-- Begin --

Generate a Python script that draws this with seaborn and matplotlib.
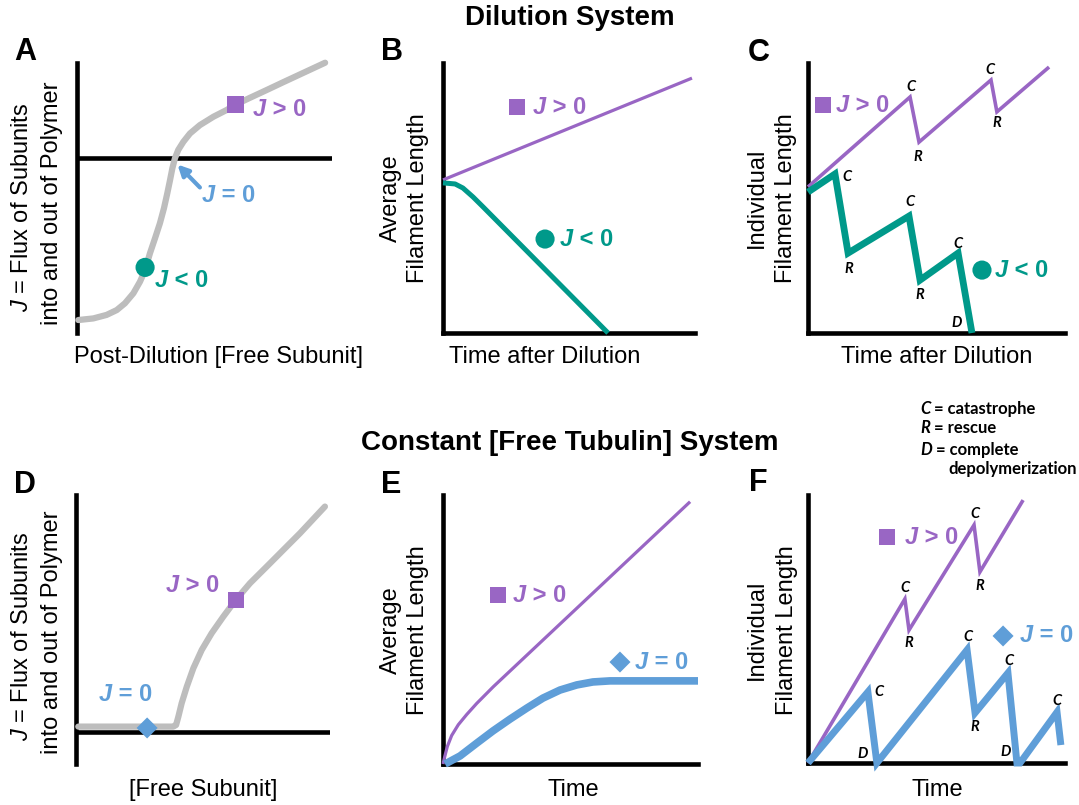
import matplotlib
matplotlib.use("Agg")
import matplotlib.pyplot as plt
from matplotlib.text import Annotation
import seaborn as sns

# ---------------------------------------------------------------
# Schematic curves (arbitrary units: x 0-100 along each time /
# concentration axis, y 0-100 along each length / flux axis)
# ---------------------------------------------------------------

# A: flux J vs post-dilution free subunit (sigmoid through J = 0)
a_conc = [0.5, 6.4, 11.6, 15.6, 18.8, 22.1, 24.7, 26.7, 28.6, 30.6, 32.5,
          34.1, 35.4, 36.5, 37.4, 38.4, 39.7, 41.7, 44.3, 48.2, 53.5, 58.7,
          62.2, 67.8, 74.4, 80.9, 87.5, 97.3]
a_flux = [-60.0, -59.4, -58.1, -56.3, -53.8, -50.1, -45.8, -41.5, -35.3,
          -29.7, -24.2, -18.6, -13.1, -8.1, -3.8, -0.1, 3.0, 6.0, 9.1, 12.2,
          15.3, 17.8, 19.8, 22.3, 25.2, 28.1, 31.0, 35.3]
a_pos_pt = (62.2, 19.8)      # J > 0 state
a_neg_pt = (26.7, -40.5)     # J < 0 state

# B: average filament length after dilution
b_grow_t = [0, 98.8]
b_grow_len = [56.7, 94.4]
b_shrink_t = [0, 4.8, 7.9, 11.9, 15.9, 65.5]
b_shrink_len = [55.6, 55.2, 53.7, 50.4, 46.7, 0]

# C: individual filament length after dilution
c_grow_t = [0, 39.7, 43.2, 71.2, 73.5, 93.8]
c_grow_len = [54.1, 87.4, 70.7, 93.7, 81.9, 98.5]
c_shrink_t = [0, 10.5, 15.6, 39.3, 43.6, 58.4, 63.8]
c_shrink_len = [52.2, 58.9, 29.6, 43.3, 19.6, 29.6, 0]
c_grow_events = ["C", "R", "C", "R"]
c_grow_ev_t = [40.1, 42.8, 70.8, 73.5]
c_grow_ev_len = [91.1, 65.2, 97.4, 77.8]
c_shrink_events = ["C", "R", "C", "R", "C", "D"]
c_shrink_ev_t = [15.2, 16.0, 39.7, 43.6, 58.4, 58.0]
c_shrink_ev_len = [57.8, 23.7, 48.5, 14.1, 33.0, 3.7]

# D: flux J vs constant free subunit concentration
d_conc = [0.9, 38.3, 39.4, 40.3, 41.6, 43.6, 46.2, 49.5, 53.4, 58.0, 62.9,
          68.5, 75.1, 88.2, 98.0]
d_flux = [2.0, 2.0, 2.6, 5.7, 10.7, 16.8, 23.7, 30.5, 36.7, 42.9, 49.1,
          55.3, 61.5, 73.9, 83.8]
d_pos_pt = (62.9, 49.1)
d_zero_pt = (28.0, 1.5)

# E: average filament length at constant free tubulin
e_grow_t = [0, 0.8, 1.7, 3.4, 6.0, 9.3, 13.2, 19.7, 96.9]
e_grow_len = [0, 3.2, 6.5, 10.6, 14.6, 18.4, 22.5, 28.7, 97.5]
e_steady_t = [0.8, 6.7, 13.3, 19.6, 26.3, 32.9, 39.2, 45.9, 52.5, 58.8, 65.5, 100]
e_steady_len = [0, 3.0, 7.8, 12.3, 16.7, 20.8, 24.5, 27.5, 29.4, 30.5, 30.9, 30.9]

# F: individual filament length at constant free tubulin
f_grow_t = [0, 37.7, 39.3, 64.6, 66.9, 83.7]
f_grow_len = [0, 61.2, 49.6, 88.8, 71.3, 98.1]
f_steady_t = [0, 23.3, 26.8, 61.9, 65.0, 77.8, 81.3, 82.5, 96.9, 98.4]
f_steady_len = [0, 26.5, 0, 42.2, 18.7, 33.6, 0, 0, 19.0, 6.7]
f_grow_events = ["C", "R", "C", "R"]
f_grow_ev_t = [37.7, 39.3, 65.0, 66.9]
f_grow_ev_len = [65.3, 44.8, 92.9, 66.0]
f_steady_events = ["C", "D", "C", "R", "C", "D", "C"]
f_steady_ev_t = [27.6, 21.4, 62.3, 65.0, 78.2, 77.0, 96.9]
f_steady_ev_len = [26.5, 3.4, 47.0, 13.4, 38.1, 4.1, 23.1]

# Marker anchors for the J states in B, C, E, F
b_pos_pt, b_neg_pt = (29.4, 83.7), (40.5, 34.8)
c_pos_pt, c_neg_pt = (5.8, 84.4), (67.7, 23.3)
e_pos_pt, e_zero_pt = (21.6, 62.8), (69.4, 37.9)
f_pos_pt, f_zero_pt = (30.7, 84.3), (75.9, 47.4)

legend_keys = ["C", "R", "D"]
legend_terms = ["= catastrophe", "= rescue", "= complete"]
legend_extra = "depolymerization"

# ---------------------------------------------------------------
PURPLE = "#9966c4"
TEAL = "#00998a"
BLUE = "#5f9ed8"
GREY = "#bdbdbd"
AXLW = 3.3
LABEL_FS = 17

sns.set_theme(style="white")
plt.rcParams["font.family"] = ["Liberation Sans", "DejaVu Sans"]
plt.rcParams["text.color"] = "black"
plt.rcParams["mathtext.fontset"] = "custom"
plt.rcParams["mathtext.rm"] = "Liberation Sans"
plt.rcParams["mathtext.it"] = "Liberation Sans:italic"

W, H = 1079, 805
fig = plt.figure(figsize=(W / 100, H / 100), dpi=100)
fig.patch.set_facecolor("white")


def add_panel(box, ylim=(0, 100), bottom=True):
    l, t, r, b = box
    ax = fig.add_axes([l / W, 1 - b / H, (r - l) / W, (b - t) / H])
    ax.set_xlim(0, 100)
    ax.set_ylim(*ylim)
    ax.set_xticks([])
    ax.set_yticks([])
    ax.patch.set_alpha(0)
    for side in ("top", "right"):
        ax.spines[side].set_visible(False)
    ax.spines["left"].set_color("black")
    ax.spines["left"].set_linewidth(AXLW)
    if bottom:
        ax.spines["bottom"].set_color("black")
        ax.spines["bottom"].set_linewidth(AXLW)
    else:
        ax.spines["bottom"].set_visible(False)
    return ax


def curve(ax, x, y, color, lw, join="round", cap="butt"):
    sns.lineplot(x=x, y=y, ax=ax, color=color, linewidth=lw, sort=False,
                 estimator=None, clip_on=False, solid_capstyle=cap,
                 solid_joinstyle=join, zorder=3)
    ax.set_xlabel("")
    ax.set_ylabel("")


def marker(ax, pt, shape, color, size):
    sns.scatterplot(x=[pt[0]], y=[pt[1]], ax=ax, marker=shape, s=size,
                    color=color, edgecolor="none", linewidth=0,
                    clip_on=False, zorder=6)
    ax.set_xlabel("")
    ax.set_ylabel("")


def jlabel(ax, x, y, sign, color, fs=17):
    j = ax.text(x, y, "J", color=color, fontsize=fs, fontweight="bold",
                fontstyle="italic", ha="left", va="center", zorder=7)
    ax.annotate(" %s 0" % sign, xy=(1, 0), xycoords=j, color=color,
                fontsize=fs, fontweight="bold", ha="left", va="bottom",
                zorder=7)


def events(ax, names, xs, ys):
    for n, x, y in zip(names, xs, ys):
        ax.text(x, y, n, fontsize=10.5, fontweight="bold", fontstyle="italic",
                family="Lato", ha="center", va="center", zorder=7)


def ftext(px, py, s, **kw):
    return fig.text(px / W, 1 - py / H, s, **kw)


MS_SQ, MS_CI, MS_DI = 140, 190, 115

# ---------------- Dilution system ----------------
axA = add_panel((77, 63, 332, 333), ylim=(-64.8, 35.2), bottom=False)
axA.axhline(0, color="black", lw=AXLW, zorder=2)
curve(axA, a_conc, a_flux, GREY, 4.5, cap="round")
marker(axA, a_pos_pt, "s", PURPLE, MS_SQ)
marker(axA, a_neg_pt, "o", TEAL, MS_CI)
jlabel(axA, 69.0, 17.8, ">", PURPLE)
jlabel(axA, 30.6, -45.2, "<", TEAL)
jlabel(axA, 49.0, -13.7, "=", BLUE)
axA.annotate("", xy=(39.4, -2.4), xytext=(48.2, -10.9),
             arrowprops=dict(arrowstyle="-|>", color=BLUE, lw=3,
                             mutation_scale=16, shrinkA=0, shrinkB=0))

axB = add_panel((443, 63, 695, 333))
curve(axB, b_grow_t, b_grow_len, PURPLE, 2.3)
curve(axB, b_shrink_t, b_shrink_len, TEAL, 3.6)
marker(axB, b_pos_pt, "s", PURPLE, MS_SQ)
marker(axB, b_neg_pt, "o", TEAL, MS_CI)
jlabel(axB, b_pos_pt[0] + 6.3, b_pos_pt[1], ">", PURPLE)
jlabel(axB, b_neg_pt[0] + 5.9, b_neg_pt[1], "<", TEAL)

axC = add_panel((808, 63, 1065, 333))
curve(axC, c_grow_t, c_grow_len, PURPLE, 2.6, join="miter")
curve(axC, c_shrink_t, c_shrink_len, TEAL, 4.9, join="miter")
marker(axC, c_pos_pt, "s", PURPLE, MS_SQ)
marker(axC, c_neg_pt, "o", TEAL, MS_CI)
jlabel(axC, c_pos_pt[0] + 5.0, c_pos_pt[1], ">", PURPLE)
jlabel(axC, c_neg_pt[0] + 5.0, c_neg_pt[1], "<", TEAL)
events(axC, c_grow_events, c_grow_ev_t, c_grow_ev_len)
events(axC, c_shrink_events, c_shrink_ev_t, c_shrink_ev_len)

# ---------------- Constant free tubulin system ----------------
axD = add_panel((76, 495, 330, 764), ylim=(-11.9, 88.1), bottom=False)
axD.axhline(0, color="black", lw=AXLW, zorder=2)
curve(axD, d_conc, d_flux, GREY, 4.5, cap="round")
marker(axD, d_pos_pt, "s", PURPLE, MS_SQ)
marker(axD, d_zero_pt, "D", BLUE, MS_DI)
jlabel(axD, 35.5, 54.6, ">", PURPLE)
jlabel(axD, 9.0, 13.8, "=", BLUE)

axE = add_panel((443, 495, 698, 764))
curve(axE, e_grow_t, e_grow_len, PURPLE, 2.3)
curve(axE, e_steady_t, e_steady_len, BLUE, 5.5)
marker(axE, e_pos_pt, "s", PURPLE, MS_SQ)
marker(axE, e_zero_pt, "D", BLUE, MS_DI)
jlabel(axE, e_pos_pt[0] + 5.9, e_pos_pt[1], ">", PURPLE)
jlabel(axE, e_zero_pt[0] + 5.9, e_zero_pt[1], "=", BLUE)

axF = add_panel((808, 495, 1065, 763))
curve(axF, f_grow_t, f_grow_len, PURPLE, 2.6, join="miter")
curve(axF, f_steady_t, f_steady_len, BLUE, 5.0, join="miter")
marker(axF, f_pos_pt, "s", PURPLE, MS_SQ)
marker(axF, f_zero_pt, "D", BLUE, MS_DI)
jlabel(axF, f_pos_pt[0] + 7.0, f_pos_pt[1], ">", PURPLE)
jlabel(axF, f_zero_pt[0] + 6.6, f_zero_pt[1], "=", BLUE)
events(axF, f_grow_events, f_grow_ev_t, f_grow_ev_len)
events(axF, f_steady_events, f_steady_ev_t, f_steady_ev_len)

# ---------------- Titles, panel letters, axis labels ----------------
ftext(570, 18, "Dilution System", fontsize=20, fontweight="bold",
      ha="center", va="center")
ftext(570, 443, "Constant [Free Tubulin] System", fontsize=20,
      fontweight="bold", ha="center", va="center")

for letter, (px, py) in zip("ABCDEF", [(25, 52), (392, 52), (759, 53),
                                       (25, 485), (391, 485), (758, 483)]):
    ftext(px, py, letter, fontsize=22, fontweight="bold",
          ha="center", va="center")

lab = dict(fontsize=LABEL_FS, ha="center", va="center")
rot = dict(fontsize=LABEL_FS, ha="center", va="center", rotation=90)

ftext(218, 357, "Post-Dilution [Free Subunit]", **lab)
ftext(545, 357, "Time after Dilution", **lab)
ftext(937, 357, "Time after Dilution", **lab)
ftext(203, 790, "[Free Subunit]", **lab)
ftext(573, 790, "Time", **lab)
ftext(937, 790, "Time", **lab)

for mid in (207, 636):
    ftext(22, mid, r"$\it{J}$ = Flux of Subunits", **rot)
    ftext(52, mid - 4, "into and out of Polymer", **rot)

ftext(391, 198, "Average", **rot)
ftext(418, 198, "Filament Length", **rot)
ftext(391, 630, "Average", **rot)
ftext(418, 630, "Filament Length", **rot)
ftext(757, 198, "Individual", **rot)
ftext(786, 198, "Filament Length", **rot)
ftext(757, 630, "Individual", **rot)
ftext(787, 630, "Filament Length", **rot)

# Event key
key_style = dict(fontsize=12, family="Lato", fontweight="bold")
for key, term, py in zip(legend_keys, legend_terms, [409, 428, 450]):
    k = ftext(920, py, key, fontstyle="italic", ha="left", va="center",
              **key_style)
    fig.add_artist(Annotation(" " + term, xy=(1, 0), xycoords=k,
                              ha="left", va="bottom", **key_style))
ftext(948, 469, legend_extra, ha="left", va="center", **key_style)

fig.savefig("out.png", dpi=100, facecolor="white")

-- End --

Return only the lines from the start of the data through the line that contains "import seaborn as sns", please, copying them exactly and omitting all pictures.

Solution for this problem:
Generate a Python script that draws this with seaborn and matplotlib.
import matplotlib
matplotlib.use("Agg")
import matplotlib.pyplot as plt
from matplotlib.text import Annotation
import seaborn as sns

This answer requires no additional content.